Some of Lewis' other heavily cited research papers extend beyond logic. His paper "Symbolic evaluation and the global value graph" (1977, with his student John Reif) concerned data-flow analysis and symbolic execution in compilers. And his paper "Symmetric space-bounded computation" (1982, with Christos Papadimitriou) was the first to define symmetric Turing machines and symmetric space complexity classes such as SL (an undirected or reversible analogue of nondeterministic space complexity, later shown to coincide with deterministic logarithmic space). In 1982, he chaired the program committee for the Symposium on Theory of Computing, one of the two top research conferences in theoretical computer science, considered broadly.

After serving for two years in the United States Public Health Service Commissioned Corps as a commissioned officer in the role of mathematician and computer scientist for the National Institutes of Health in Bethesda, Maryland, he spent a year in Europe as a Frederick Sheldon Traveling Fellow. He then returned to Harvard, where he earned his M.A. in 1973 and PhD in 1974, after which he was immediately appointed Assistant Professor of Computer Science. He became an Associate Professor in 1978, and has been Gordon McKay Professor of Computer Science since 1981.

Lewis has pointed out that – largely because his career began when the field of computer science "barely existed", and Harvard offered almost no computer science courses at the undergraduate level – he originated almost all the courses he has taught. It was his proposal, in the late 1970s, that Harvard create a major specifically for computer science (which until then had been a branch of Harvard's applied mathematics program).

Lewis has said that he discovered "I wasn't a real math­e­ma­ti­cian [once] I got out of the amateur leagues of high school mathematics", but was "tremendously excited" by the computer-science research oppor­tu­nities at Harvard.
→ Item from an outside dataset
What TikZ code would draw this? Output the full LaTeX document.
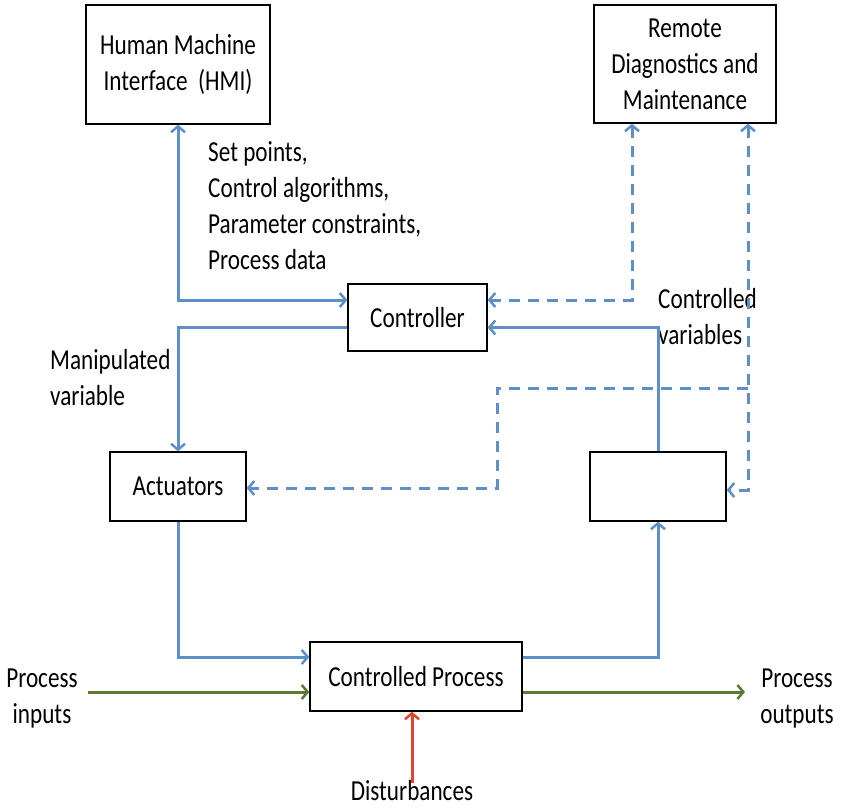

As a senior he lectured a graduate class using a computer-graphics program, SHAPE­SHIFTER, which he had developed for displaying complex-plane trans­for­ma­tions on a cathode ray tube. SHAPE­SHIFTER automatically recognized formulas and commands hand-entered via a stylus on a RAND tablet, and could be "trained" to recognize the handwriting of individual users. There being no degree program in computer science per se at Harvard at the time, in 1968 Lewis received his BA (summa, Quincy House) in applied mathematics and was elected to Phi Beta Kappa.

Lewis' undergraduate thesis describing SHAPESHIFTER, "Two applications of hand-printed two-dimensional computer input", was written under computer graphics pioneer Ivan Sutherland and presented at the 23rd National Conference of the Association for Computing Machinery in 1968. It was followed by several papers on related topics.

Harry Roy Lewis (born 1947) is an American computer scientist, mathe­ma­ti­cian, and uni­ver­sity admin­i­stra­tor known for his research in com­pu­ta­tional logic, textbooks in theoretical computer science, and writings on computing, higher education, and technology. He is Gordon McKay Professor of Computer Science at Harvard University, and was Dean of Harvard College from 1995 to 2003.